= What the exercise asks =
Transcribe each line of the material as it is, and drop any picture.

★ ★ ★ ★ ★ ★ ★

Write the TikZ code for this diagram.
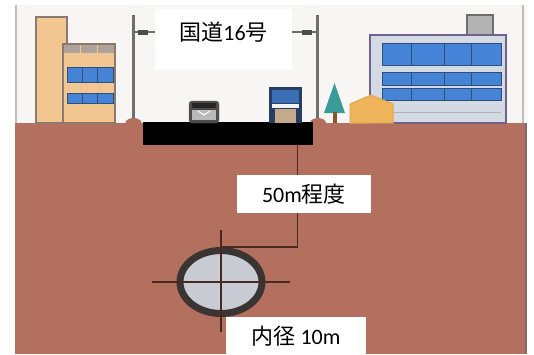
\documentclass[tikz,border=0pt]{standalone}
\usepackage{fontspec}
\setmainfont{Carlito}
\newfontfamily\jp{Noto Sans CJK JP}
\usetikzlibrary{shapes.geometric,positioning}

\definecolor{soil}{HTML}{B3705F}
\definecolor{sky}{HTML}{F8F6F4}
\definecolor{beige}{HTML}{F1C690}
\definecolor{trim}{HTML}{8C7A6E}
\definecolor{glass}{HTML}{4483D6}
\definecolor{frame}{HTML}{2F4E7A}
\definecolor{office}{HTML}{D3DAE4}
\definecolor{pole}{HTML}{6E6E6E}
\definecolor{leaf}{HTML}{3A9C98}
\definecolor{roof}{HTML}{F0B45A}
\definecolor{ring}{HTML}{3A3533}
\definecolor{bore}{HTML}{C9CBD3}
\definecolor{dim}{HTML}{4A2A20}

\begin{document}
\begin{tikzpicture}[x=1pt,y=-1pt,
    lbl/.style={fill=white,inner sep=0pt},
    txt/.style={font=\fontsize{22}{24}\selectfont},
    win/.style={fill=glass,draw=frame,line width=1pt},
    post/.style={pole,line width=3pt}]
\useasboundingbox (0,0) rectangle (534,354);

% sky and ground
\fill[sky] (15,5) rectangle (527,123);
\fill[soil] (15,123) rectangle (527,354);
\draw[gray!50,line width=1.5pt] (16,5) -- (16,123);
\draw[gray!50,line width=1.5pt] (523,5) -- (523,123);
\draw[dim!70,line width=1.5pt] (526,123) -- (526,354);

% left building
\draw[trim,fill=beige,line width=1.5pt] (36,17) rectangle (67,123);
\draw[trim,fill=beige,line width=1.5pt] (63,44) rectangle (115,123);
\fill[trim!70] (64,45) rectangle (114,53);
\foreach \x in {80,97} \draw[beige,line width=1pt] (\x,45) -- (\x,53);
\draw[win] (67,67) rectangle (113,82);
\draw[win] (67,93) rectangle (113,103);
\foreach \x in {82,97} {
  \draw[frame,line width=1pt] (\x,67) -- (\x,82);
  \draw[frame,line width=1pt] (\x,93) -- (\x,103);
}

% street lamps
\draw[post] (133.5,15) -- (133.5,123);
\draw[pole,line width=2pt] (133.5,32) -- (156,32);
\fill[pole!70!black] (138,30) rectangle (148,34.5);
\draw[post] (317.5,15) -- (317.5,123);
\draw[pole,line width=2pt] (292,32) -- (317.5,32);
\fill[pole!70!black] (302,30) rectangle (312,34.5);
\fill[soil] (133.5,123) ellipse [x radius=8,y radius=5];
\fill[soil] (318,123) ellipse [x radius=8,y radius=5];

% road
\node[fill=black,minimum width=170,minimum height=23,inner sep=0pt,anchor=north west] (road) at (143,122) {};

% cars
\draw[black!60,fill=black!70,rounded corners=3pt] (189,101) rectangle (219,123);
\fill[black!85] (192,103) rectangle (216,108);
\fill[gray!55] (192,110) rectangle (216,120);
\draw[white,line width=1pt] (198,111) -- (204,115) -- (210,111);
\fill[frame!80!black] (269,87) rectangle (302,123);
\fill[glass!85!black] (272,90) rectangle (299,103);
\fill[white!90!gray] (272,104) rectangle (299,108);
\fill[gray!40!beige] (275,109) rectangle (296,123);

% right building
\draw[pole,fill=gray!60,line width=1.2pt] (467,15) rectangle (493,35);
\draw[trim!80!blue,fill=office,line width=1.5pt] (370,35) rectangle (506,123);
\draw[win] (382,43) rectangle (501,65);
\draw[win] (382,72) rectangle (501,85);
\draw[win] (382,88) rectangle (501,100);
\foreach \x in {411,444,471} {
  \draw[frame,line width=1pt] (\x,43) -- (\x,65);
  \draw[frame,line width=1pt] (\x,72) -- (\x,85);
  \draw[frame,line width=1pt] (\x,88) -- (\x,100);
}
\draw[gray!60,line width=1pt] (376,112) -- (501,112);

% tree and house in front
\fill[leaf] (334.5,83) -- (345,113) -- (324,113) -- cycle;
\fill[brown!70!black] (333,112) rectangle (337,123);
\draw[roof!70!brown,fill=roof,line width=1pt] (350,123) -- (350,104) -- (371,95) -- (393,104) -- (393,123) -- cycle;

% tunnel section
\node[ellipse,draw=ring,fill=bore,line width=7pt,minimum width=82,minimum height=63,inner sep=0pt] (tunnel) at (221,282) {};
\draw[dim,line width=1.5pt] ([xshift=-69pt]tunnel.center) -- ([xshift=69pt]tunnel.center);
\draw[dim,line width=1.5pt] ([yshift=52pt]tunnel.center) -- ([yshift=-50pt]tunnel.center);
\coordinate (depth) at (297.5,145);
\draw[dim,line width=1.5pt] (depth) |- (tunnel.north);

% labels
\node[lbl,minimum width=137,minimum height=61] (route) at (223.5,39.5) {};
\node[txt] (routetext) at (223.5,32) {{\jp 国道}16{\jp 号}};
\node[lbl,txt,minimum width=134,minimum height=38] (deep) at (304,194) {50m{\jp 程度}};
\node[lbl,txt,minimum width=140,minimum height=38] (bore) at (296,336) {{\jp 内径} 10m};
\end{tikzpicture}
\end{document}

★ ★ ★ ★ ★ ★ ★

= Full answer =
Write the TikZ code for this diagram.
\documentclass[tikz,border=0pt]{standalone}
\usepackage{fontspec}
\setmainfont{Carlito}
\newfontfamily\jp{Noto Sans CJK JP}
\usetikzlibrary{shapes.geometric,positioning}

\definecolor{soil}{HTML}{B3705F}
\definecolor{sky}{HTML}{F8F6F4}
\definecolor{beige}{HTML}{F1C690}
\definecolor{trim}{HTML}{8C7A6E}
\definecolor{glass}{HTML}{4483D6}
\definecolor{frame}{HTML}{2F4E7A}
\definecolor{office}{HTML}{D3DAE4}
\definecolor{pole}{HTML}{6E6E6E}
\definecolor{leaf}{HTML}{3A9C98}
\definecolor{roof}{HTML}{F0B45A}
\definecolor{ring}{HTML}{3A3533}
\definecolor{bore}{HTML}{C9CBD3}
\definecolor{dim}{HTML}{4A2A20}

\begin{document}
\begin{tikzpicture}[x=1pt,y=-1pt,
    lbl/.style={fill=white,inner sep=0pt},
    txt/.style={font=\fontsize{22}{24}\selectfont},
    win/.style={fill=glass,draw=frame,line width=1pt},
    post/.style={pole,line width=3pt}]
\useasboundingbox (0,0) rectangle (534,354);

% sky and ground
\fill[sky] (15,5) rectangle (527,123);
\fill[soil] (15,123) rectangle (527,354);
\draw[gray!50,line width=1.5pt] (16,5) -- (16,123);
\draw[gray!50,line width=1.5pt] (523,5) -- (523,123);
\draw[dim!70,line width=1.5pt] (526,123) -- (526,354);

% left building
\draw[trim,fill=beige,line width=1.5pt] (36,17) rectangle (67,123);
\draw[trim,fill=beige,line width=1.5pt] (63,44) rectangle (115,123);
\fill[trim!70] (64,45) rectangle (114,53);
\foreach \x in {80,97} \draw[beige,line width=1pt] (\x,45) -- (\x,53);
\draw[win] (67,67) rectangle (113,82);
\draw[win] (67,93) rectangle (113,103);
\foreach \x in {82,97} {
  \draw[frame,line width=1pt] (\x,67) -- (\x,82);
  \draw[frame,line width=1pt] (\x,93) -- (\x,103);
}

% street lamps
\draw[post] (133.5,15) -- (133.5,123);
\draw[pole,line width=2pt] (133.5,32) -- (156,32);
\fill[pole!70!black] (138,30) rectangle (148,34.5);
\draw[post] (317.5,15) -- (317.5,123);
\draw[pole,line width=2pt] (292,32) -- (317.5,32);
\fill[pole!70!black] (302,30) rectangle (312,34.5);
\fill[soil] (133.5,123) ellipse [x radius=8,y radius=5];
\fill[soil] (318,123) ellipse [x radius=8,y radius=5];

% road
\node[fill=black,minimum width=170,minimum height=23,inner sep=0pt,anchor=north west] (road) at (143,122) {};

% cars
\draw[black!60,fill=black!70,rounded corners=3pt] (189,101) rectangle (219,123);
\fill[black!85] (192,103) rectangle (216,108);
\fill[gray!55] (192,110) rectangle (216,120);
\draw[white,line width=1pt] (198,111) -- (204,115) -- (210,111);
\fill[frame!80!black] (269,87) rectangle (302,123);
\fill[glass!85!black] (272,90) rectangle (299,103);
\fill[white!90!gray] (272,104) rectangle (299,108);
\fill[gray!40!beige] (275,109) rectangle (296,123);

% right building
\draw[pole,fill=gray!60,line width=1.2pt] (467,15) rectangle (493,35);
\draw[trim!80!blue,fill=office,line width=1.5pt] (370,35) rectangle (506,123);
\draw[win] (382,43) rectangle (501,65);
\draw[win] (382,72) rectangle (501,85);
\draw[win] (382,88) rectangle (501,100);
\foreach \x in {411,444,471} {
  \draw[frame,line width=1pt] (\x,43) -- (\x,65);
  \draw[frame,line width=1pt] (\x,72) -- (\x,85);
  \draw[frame,line width=1pt] (\x,88) -- (\x,100);
}
\draw[gray!60,line width=1pt] (376,112) -- (501,112);

% tree and house in front
\fill[leaf] (334.5,83) -- (345,113) -- (324,113) -- cycle;
\fill[brown!70!black] (333,112) rectangle (337,123);
\draw[roof!70!brown,fill=roof,line width=1pt] (350,123) -- (350,104) -- (371,95) -- (393,104) -- (393,123) -- cycle;

% tunnel section
\node[ellipse,draw=ring,fill=bore,line width=7pt,minimum width=82,minimum height=63,inner sep=0pt] (tunnel) at (221,282) {};
\draw[dim,line width=1.5pt] ([xshift=-69pt]tunnel.center) -- ([xshift=69pt]tunnel.center);
\draw[dim,line width=1.5pt] ([yshift=52pt]tunnel.center) -- ([yshift=-50pt]tunnel.center);
\coordinate (depth) at (297.5,145);
\draw[dim,line width=1.5pt] (depth) |- (tunnel.north);

% labels
\node[lbl,minimum width=137,minimum height=61] (route) at (223.5,39.5) {};
\node[txt] (routetext) at (223.5,32) {{\jp 国道}16{\jp 号}};
\node[lbl,txt,minimum width=134,minimum height=38] (deep) at (304,194) {50m{\jp 程度}};
\node[lbl,txt,minimum width=140,minimum height=38] (bore) at (296,336) {{\jp 内径} 10m};
\end{tikzpicture}
\end{document}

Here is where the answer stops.